**AIM OF THE EXERCISE**
In the listing below, locate the line that contains "The picture is" and the line that contains "const yTicksB = [0, 25, 50, 75, 100];". Restate word for word those two lines and every line between them, and nothing else.

**RAW DATA**
______

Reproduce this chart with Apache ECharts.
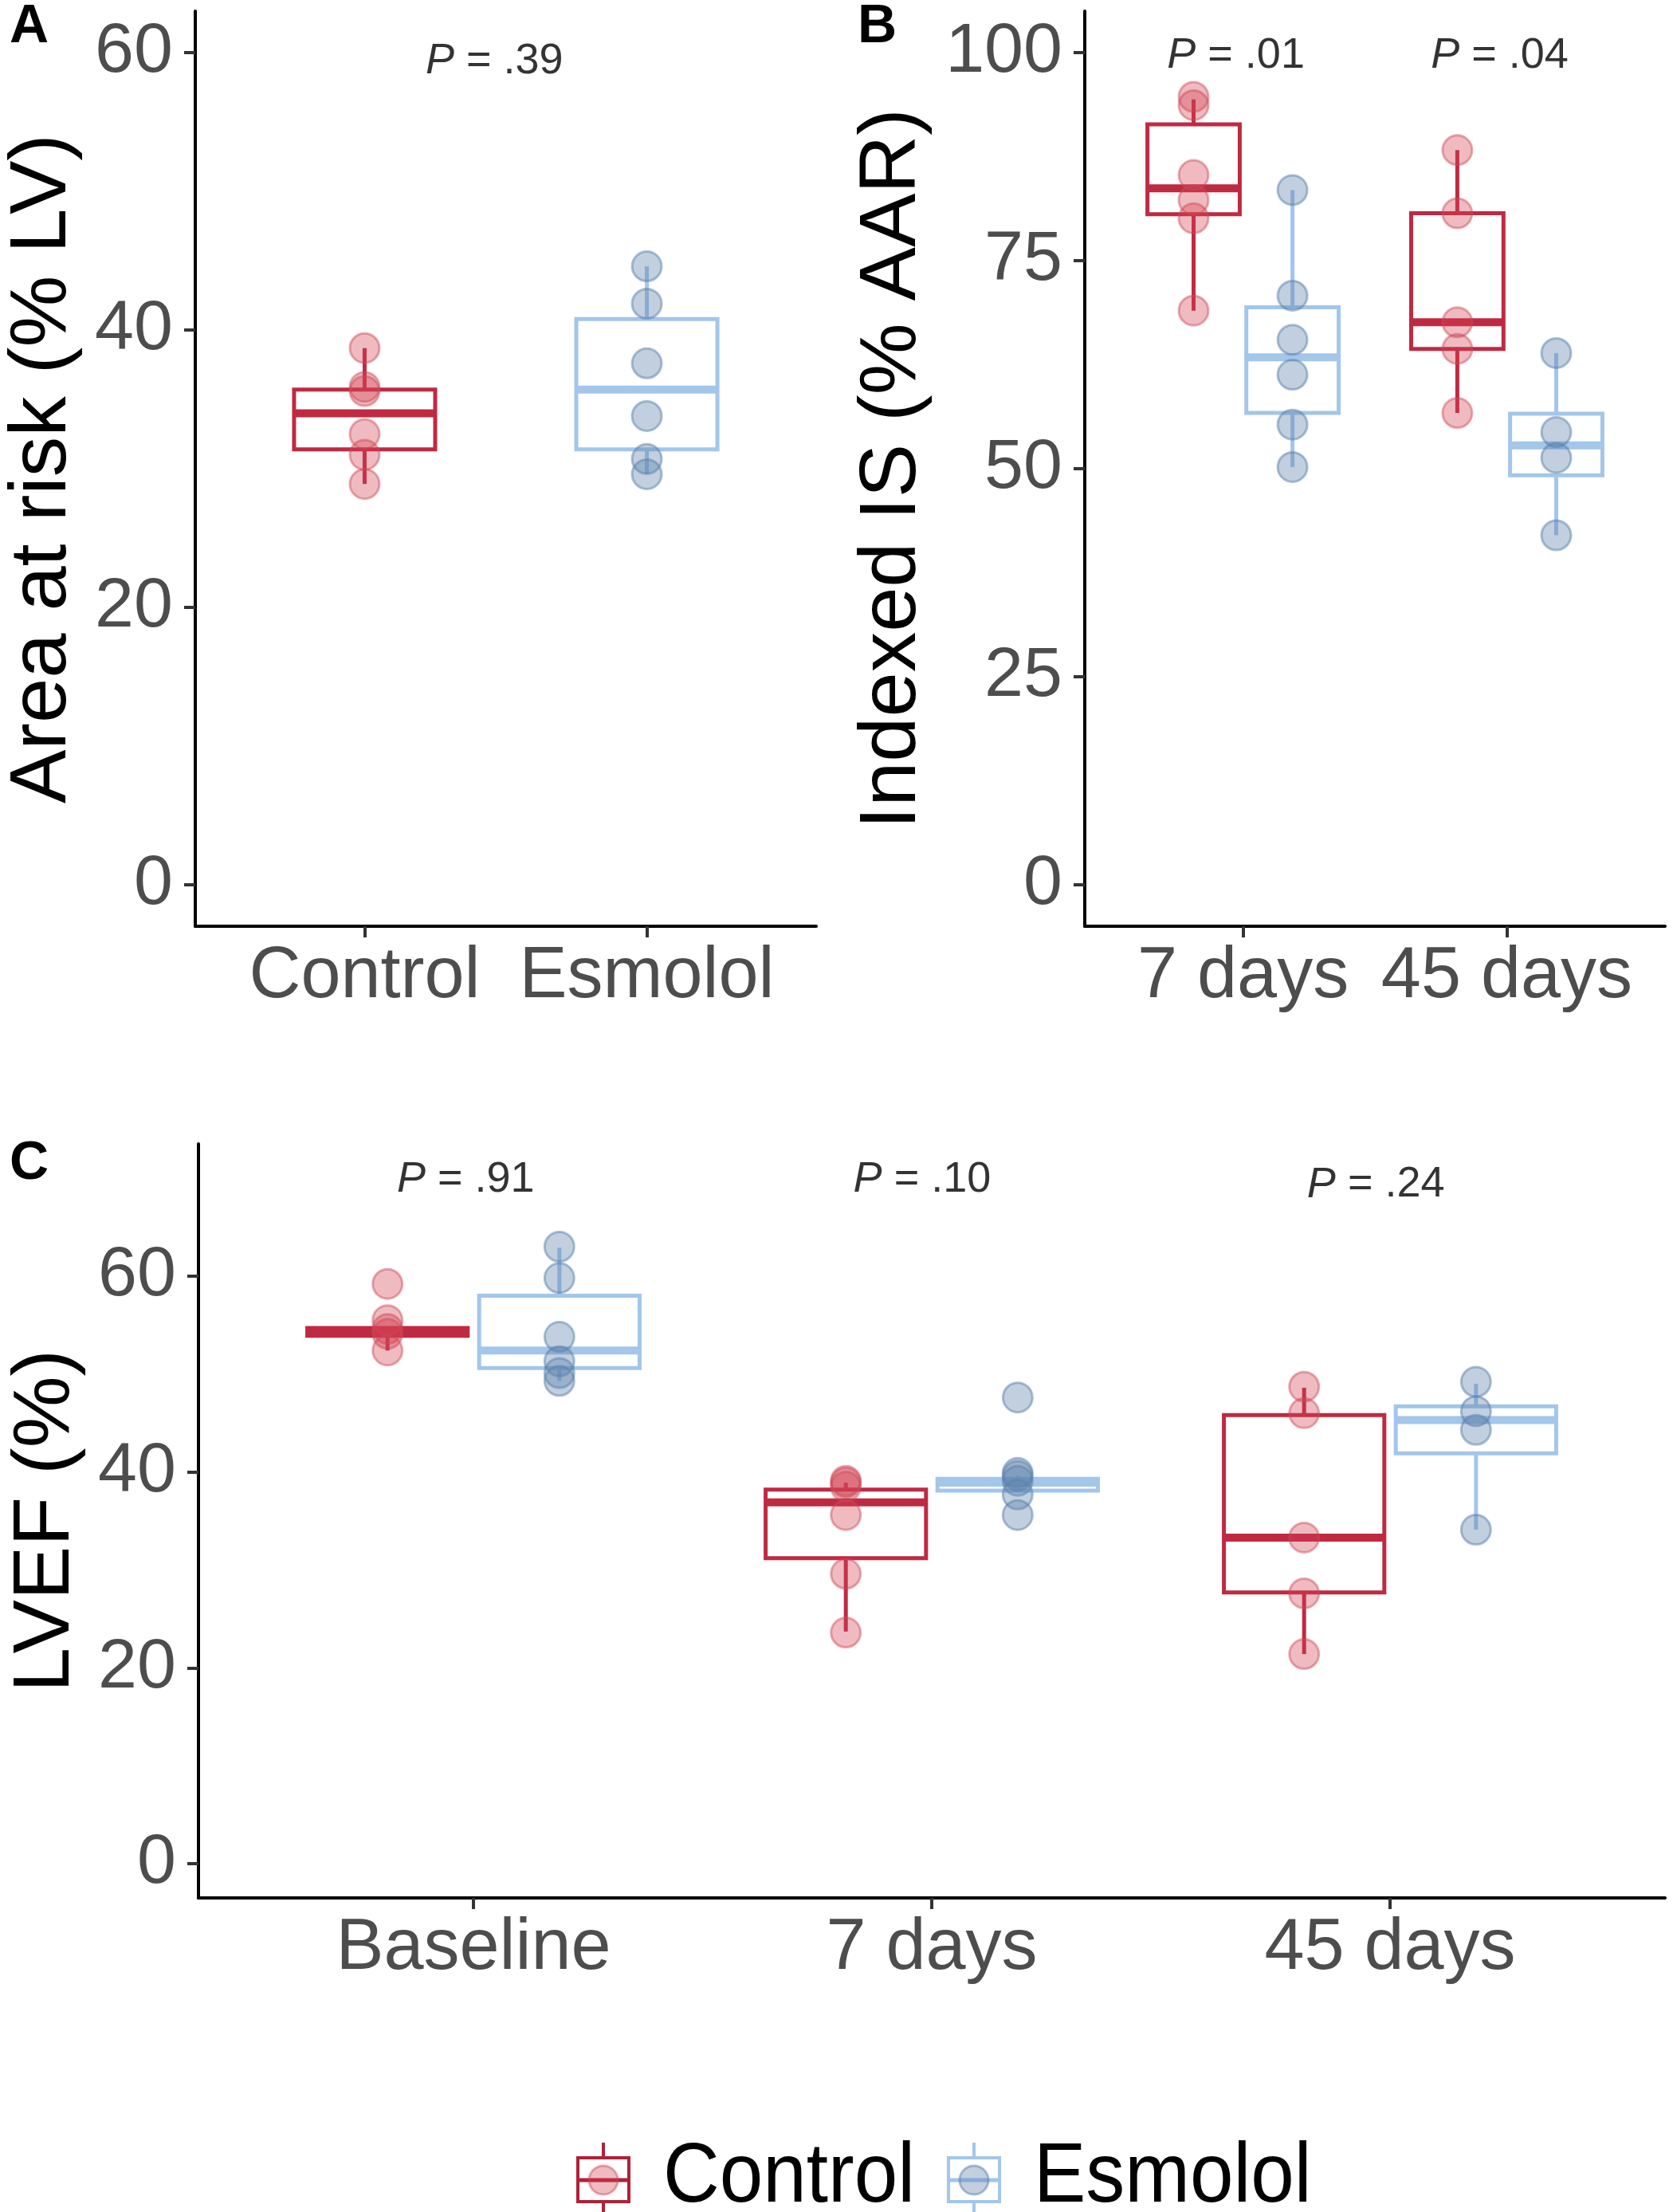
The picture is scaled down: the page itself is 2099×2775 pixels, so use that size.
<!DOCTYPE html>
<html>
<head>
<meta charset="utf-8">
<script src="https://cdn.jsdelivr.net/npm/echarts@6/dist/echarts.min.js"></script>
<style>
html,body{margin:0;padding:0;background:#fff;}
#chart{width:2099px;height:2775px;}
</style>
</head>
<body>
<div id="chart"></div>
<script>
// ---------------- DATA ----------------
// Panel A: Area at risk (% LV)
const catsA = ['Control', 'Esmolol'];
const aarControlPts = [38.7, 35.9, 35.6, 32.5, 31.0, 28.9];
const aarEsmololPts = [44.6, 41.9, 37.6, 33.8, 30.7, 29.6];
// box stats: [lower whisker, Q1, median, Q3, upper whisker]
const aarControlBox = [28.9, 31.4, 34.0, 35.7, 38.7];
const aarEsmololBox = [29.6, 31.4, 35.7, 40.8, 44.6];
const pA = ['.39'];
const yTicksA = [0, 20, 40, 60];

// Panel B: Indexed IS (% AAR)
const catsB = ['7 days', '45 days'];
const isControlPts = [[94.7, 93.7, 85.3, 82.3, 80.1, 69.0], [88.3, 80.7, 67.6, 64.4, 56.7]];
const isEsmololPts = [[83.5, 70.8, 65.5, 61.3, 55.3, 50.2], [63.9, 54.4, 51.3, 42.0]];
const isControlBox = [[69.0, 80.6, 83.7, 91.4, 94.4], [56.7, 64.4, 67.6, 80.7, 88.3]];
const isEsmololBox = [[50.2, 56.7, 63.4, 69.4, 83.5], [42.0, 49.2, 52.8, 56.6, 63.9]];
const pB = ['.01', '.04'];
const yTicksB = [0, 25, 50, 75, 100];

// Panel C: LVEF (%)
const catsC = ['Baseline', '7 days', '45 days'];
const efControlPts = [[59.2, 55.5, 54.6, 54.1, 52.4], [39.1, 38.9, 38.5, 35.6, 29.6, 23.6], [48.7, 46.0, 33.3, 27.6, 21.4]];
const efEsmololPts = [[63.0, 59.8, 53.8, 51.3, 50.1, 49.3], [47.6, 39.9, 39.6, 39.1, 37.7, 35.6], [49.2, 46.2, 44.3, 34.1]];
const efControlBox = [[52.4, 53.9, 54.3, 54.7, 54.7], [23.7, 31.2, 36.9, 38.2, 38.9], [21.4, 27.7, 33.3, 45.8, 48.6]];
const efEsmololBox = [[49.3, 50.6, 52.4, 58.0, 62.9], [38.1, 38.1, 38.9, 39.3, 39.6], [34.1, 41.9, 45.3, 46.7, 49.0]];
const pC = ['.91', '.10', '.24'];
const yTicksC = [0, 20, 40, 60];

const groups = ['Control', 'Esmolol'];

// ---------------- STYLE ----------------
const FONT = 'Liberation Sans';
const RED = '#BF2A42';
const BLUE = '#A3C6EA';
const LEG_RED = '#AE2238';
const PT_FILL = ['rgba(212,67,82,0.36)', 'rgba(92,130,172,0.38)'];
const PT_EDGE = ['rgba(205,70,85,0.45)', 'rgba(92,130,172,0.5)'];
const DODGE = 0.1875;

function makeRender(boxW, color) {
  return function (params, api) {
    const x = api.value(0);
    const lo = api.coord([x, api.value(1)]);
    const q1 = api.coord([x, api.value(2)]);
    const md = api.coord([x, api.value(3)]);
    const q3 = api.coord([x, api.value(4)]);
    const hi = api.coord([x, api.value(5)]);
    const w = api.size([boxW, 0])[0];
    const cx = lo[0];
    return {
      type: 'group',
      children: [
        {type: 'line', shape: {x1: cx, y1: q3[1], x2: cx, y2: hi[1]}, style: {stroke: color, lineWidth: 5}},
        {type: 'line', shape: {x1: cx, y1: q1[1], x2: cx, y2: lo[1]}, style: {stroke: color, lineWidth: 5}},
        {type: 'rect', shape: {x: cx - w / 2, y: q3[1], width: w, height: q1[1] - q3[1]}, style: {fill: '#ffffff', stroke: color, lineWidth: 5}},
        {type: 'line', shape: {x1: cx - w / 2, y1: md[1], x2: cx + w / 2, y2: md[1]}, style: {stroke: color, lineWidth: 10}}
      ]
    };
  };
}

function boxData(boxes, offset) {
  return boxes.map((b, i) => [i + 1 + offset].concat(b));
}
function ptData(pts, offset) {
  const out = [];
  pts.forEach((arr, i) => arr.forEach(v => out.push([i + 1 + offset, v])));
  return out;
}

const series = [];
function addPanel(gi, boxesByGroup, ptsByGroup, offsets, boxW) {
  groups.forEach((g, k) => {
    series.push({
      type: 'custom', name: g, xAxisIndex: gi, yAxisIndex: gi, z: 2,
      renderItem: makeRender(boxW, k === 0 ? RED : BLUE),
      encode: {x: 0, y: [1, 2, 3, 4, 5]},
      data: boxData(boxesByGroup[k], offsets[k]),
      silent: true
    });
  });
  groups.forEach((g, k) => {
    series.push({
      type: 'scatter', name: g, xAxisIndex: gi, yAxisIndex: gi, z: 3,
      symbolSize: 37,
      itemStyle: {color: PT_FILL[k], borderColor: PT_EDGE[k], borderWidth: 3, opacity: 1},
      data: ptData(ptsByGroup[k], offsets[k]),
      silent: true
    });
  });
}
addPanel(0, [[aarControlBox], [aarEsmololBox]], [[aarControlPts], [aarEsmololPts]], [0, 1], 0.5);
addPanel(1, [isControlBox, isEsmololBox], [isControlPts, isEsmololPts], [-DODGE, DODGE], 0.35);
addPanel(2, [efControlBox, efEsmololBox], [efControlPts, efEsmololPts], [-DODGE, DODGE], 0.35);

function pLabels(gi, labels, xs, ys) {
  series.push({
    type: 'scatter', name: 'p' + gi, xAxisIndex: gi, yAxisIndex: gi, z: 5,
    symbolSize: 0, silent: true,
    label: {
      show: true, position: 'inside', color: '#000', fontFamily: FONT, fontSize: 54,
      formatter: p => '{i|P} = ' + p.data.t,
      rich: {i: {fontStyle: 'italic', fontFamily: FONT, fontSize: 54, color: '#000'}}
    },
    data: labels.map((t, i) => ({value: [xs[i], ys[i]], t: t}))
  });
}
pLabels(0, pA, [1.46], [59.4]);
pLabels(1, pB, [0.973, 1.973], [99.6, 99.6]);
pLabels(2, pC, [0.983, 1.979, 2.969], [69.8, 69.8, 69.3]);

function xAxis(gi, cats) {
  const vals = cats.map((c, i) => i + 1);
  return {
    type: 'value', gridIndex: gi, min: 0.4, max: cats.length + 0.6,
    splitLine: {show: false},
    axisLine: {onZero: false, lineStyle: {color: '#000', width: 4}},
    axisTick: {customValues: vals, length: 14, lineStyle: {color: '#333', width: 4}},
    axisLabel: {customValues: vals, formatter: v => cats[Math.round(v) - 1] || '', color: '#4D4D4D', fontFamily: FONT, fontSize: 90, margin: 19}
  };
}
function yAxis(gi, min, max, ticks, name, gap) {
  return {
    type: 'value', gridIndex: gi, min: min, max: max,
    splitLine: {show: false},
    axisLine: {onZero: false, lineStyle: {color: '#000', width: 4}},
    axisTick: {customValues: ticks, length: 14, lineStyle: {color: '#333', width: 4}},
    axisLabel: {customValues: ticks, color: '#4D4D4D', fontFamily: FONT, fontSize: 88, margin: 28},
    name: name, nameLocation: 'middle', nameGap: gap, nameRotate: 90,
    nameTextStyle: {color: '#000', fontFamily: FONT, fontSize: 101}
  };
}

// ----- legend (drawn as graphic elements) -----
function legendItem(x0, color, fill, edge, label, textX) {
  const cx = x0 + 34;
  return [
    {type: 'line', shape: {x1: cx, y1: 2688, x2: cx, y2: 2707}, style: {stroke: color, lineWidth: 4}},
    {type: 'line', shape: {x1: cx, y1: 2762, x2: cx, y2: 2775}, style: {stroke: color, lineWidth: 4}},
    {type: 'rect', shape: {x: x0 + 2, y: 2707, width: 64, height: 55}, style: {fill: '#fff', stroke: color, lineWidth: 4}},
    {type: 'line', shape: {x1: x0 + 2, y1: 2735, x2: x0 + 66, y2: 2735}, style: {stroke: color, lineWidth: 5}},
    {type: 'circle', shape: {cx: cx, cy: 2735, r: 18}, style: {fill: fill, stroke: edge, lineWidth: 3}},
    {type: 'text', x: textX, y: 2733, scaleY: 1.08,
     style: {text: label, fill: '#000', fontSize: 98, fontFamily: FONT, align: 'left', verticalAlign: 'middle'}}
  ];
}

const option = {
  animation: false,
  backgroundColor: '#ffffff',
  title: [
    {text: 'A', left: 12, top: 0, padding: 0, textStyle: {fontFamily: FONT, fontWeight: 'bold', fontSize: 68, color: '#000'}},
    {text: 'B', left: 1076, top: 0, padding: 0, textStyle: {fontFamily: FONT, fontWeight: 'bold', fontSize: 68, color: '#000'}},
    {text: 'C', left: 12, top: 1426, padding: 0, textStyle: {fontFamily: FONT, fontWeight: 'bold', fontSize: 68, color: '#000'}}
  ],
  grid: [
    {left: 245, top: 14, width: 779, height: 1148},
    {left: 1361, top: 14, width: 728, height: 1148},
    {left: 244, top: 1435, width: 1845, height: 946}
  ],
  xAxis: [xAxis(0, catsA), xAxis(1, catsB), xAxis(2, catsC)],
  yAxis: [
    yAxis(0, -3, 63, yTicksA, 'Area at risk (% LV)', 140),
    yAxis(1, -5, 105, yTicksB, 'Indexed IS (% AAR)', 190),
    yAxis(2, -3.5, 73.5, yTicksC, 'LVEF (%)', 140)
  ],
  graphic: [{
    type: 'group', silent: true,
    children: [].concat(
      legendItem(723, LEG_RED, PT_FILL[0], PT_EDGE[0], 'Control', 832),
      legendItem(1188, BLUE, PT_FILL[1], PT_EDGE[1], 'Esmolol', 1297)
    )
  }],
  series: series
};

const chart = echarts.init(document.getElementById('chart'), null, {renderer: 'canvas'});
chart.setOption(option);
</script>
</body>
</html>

______

**SOLVED PROBLEM**
The picture is scaled down: the page itself is 2099×2775 pixels, so use that size.
<!DOCTYPE html>
<html>
<head>
<meta charset="utf-8">
<script src="https://cdn.jsdelivr.net/npm/echarts@6/dist/echarts.min.js"></script>
<style>
html,body{margin:0;padding:0;background:#fff;}
#chart{width:2099px;height:2775px;}
</style>
</head>
<body>
<div id="chart"></div>
<script>
// ---------------- DATA ----------------
// Panel A: Area at risk (% LV)
const catsA = ['Control', 'Esmolol'];
const aarControlPts = [38.7, 35.9, 35.6, 32.5, 31.0, 28.9];
const aarEsmololPts = [44.6, 41.9, 37.6, 33.8, 30.7, 29.6];
// box stats: [lower whisker, Q1, median, Q3, upper whisker]
const aarControlBox = [28.9, 31.4, 34.0, 35.7, 38.7];
const aarEsmololBox = [29.6, 31.4, 35.7, 40.8, 44.6];
const pA = ['.39'];
const yTicksA = [0, 20, 40, 60];

// Panel B: Indexed IS (% AAR)
const catsB = ['7 days', '45 days'];
const isControlPts = [[94.7, 93.7, 85.3, 82.3, 80.1, 69.0], [88.3, 80.7, 67.6, 64.4, 56.7]];
const isEsmololPts = [[83.5, 70.8, 65.5, 61.3, 55.3, 50.2], [63.9, 54.4, 51.3, 42.0]];
const isControlBox = [[69.0, 80.6, 83.7, 91.4, 94.4], [56.7, 64.4, 67.6, 80.7, 88.3]];
const isEsmololBox = [[50.2, 56.7, 63.4, 69.4, 83.5], [42.0, 49.2, 52.8, 56.6, 63.9]];
const pB = ['.01', '.04'];
const yTicksB = [0, 25, 50, 75, 100];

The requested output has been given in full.